I understand that this is hard to believe. And unless your willing to invest a few days of your time to investigate this topic in depth, you’re simply not going to have an accurate understanding of the brutality of this procedure. You’re just not going to see the many far-reaching and lasting negative side effects of doing this to another person. At root, routine infant circumcision is a complete rejection of what it means to deal with other people by consent.
In other words, if you want to know – really know – why I’m an intactivist, if you want to know why I am proud to carry a sign with other men and women, there’s only one way: You’ll have to ask me about it. If you do, we’ll likely have a discussion, and that discussion might take maybe 15 or 30 minutes. It’s likely that we’ll both gain from the conversation, even if we never fully agree.

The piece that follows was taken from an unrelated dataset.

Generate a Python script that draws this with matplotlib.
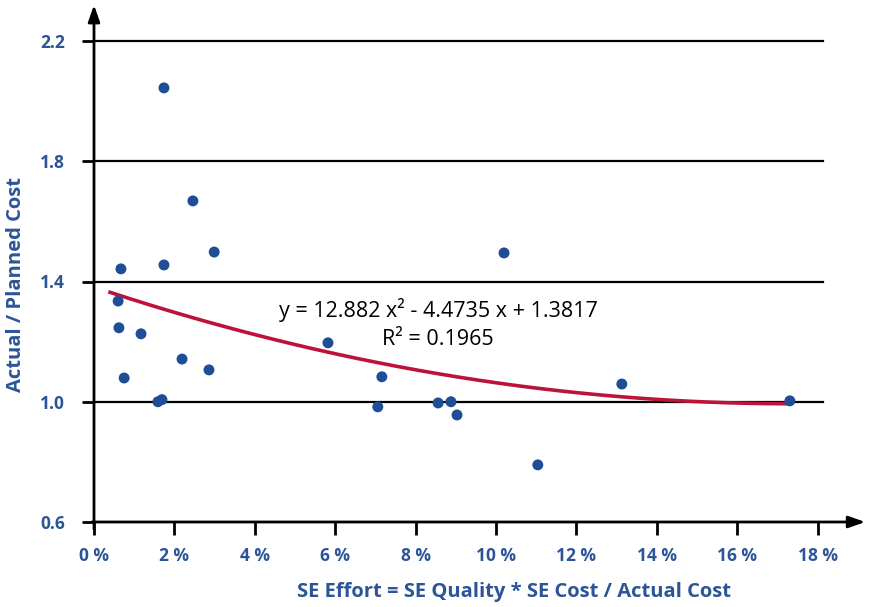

We cannot check every value a person holds. There are simply too many of them. So to some degree we will always be guessing.
If we are thoughtful and diligent, we will come to know what our closest friends and loved ones most value. The more thoughtful effort we invest in this work, the better we will come to understand the people we value. They will also come to understand that we are interested in knowing them. They will be more likely to feel visible and seen in the relationship. That’s a good thing!
It’s a good thing to think about this from time to time. When you find yourself in a disagreement with someone else, it’s often useful to check and see if you really understand the values that are threatened by the disagreement and their significance to the other person. It’s virtually certain that one or both of you are failing to understand the significance of what is threatened.
We validate our friends and loved ones by showing up and being present in their lives. One of the ways we do this is by demonstrating appropriate curiosity, patience and empathy in our interactions with them.
Practically, the only way to know the mind of another person is to interact with them. This means calm, gentle, benevolent discussions in a safe environment. This is the process of validation. Al Turtle, a well-known and successful psychotherapist, has some excellent resources on validation available on his website. I highly recommend Al’s work.